Question

The function $x\left( x-1 \right)\left( x-2 \right)$ attains its maximum value when the value of x is equal to
(a) 1
(b) $1+\dfrac{1}{\sqrt{3}}$
(c) $1-\dfrac{1}{\sqrt{3}}$
(d) $1\pm \sqrt{3}$

Answer 1

Hint:We will first simplify $x\left( x-1 \right)\left( x-2 \right)$ and then find its derivative with respect to x. In the final step, we will find the value of x by equating the obtained derivative equal to 0. If $x<0$ then it is a point of maxima, and if $x>0$ then we have the point of minima.

Complete step-by-step answer:
It is given in the question that we have to find the value of x for which the given expression $x\left( x-1 \right)\left( x-2 \right)$ results in its maximum value. Let us assume that $f\left( x \right)=x\left( x-1 \right)\left( x-2 \right)$. Simplifying further we get,
$f\left( x \right)=\left( {{x}^{2}}-x \right)\left( x-2 \right)$
Opening the brackets to get a cubic function of x, that is
$f\left( x \right)={{x}^{3}}-2{{x}^{2}}-{{x}^{2}}+2x$
Finally, we get,
$f\left( x \right)={{x}^{3}}-3{{x}^{2}}+2x$
Now, we will find the derivative of function $f\left( x \right)$ with respect to x. That is,
$\dfrac{d\left( f\left( x \right) \right)}{dx}=\dfrac{d{{x}^{3}}}{dx}-\dfrac{d\left( 3{{x}^{2}} \right)}{dx}+\dfrac{d\left( 2x \right)}{dx}$.
Now, we know the following formula for derivative as $\dfrac{d{{\left( x \right)}^{n}}}{dx}=n{{x}^{n-1}}$. Using this formula in the derivative of $f\left( x \right)$ we get ${{f}^{'}}\left( x \right)=\dfrac{d\left( f\left( x \right) \right)}{dx}=3{{x}^{2}}-6x+2$.
For finding the derivative of $f\left( x \right)$ we will equate its derivative $f'\left( x \right)$ to 0. That is
${{f}^{'}}\left( x \right)=3{{x}^{2}}-6x+2=0$ therefore we require the roots of this equation which are given by $x=\dfrac{-b\pm \sqrt{{{b}^{2}}-4ac}}{2a}$.
On putting the values in this, we get
$x=\dfrac{6\pm \sqrt{{{6}^{2}}-4\times 3\times 2}}{2\times 3}$
Solving further, we get
$x=\dfrac{6\pm \sqrt{36-24}}{6}=\dfrac{6\pm \sqrt{12}}{6}$
Simplifying further by multiplying and dividing by $\sqrt{3}$ in the second term of equation, we get
$x=\dfrac{6}{6}\pm \dfrac{\sqrt{12}\times \sqrt{3}}{6\times \sqrt{3}}=1\pm \dfrac{\sqrt{36}}{6\times \sqrt{3}}$, that is, we get the value of x as
$x=1\pm \dfrac{6}{6\sqrt{3}}=1\pm \dfrac{1}{\sqrt{3}}$.
Now, we have two values of x as $x=1+\dfrac{1}{\sqrt{3}}$ and $x=1-\dfrac{1}{\sqrt{3}}$. We know that if $x<0$ then it is a point of maxima and if $x>0$ then it is a point of minima.
Since $x=1+\dfrac{1}{\sqrt{3}}>0$ therefore it is a point of minima and $x=1-\dfrac{1}{\sqrt{3}}<0$ thus it is a point of maxima. Thus we get option c) as the correct answer.

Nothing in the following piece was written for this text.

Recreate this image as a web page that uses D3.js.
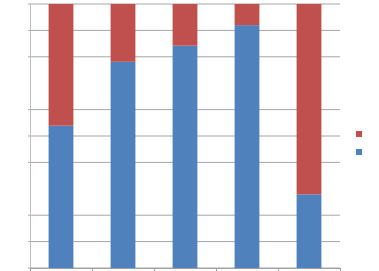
<!DOCTYPE html>
<html>
<head>
<meta charset="utf-8">
<script src="https://cdn.jsdelivr.net/npm/d3@7"></script>
<style>
  body { margin: 0; background: #fff; }
  svg { display: block; }
</style>
</head>
<body>
<div id="chart"></div>
<script>
var categories = ["1", "2", "3", "4", "5"];
var seriesNames = ["Series1", "Series2"];
var series1 = [53.9, 78.1, 84.2, 92.0, 27.9];   // blue, bottom
var series2 = [46.1, 21.9, 15.8, 8.0, 72.1];    // red, top
// gridlines seen in the picture (no line at 30% and 70%)
var yTicks = [0, 0.1, 0.2, 0.4, 0.5, 0.6, 0.8, 0.9, 1];
var colors = ["#4F81BD", "#C0504D"];

var width = 379, height = 271;
var margin = {top: 4, right: 39, bottom: 3, left: 30};

var rows = categories.map(function(c, i) {
  return {cat: c, Series1: series1[i], Series2: series2[i]};
});

var stack = d3.stack()
    .keys(seriesNames)
    .offset(d3.stackOffsetExpand);
var layers = stack(rows);

var svg = d3.select("#chart")
    .append("svg")
    .attr("width", width)
    .attr("height", height);

var x = d3.scaleBand()
    .domain(categories)
    .range([margin.left, width - margin.right])
    .paddingInner(0.6)
    .paddingOuter(0.3);

var y = d3.scaleLinear()
    .domain([0, 1])
    .range([height - margin.bottom, margin.top]);

// gridlines
svg.append("g")
    .attr("class", "grid")
    .selectAll("line")
    .data(yTicks)
  .enter().append("line")
    .attr("x1", margin.left - 2)
    .attr("x2", width - margin.right)
    .attr("y1", function(d) { return y(d); })
    .attr("y2", function(d) { return y(d); })
    .style("stroke", "#a6a6a6")
    .style("stroke-width", 1);

// bars
svg.append("g")
  .selectAll("g")
    .data(layers)
  .enter().append("g")
    .style("fill", function(d, i) { return colors[i]; })
  .selectAll("rect")
    .data(function(d) { return d; })
  .enter().append("rect")
    .attr("x", function(d) { return x(d.data.cat); })
    .attr("width", x.bandwidth())
    .attr("y", function(d) { return y(d[1]); })
    .attr("height", function(d) { return y(d[0]) - y(d[1]); });

// y axis line
svg.append("line")
    .attr("x1", margin.left + 0.5)
    .attr("x2", margin.left + 0.5)
    .attr("y1", y(1))
    .attr("y2", y(0))
    .style("stroke", "#bfbfbf");

// x axis with ticks between categories
var bounds = d3.range(categories.length + 1).map(function(i) {
  return margin.left + i * x.step();
});
var xAxis = svg.append("g");
xAxis.append("line")
    .attr("x1", margin.left)
    .attr("x2", width - margin.right)
    .attr("y1", y(0) + 0.5)
    .attr("y2", y(0) + 0.5)
    .style("stroke", "#a0a0a0");
xAxis.selectAll(".xt")
    .data(bounds)
  .enter().append("line")
    .attr("class", "xt")
    .attr("x1", function(d) { return Math.round(d) + 0.5; })
    .attr("x2", function(d) { return Math.round(d) + 0.5; })
    .attr("y1", y(0))
    .attr("y2", y(0) + 4)
    .style("stroke", "#a0a0a0");

// legend (squares only)
var legend = svg.append("g")
    .attr("transform", "translate(356,131)");
legend.selectAll("rect")
    .data(seriesNames.slice().reverse())
  .enter().append("rect")
    .attr("x", 0)
    .attr("y", function(d, i) { return i * 18; })
    .attr("width", 6)
    .attr("height", 6)
    .style("fill", function(d) { return colors[seriesNames.indexOf(d)]; });
</script>
</body>
</html>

Note: Student may get confused in the last part of solution that’s why we are considering only $x=1-\dfrac{1}{\sqrt{3}}$ as the point of maxima, if they do not know that concept that when $x<0$ then it is a point of maxima. As a result they may tick the wrong option even after solving the whole question correctly.Students should remember the derivatives formulas of polynomial functions to solve these types of questions.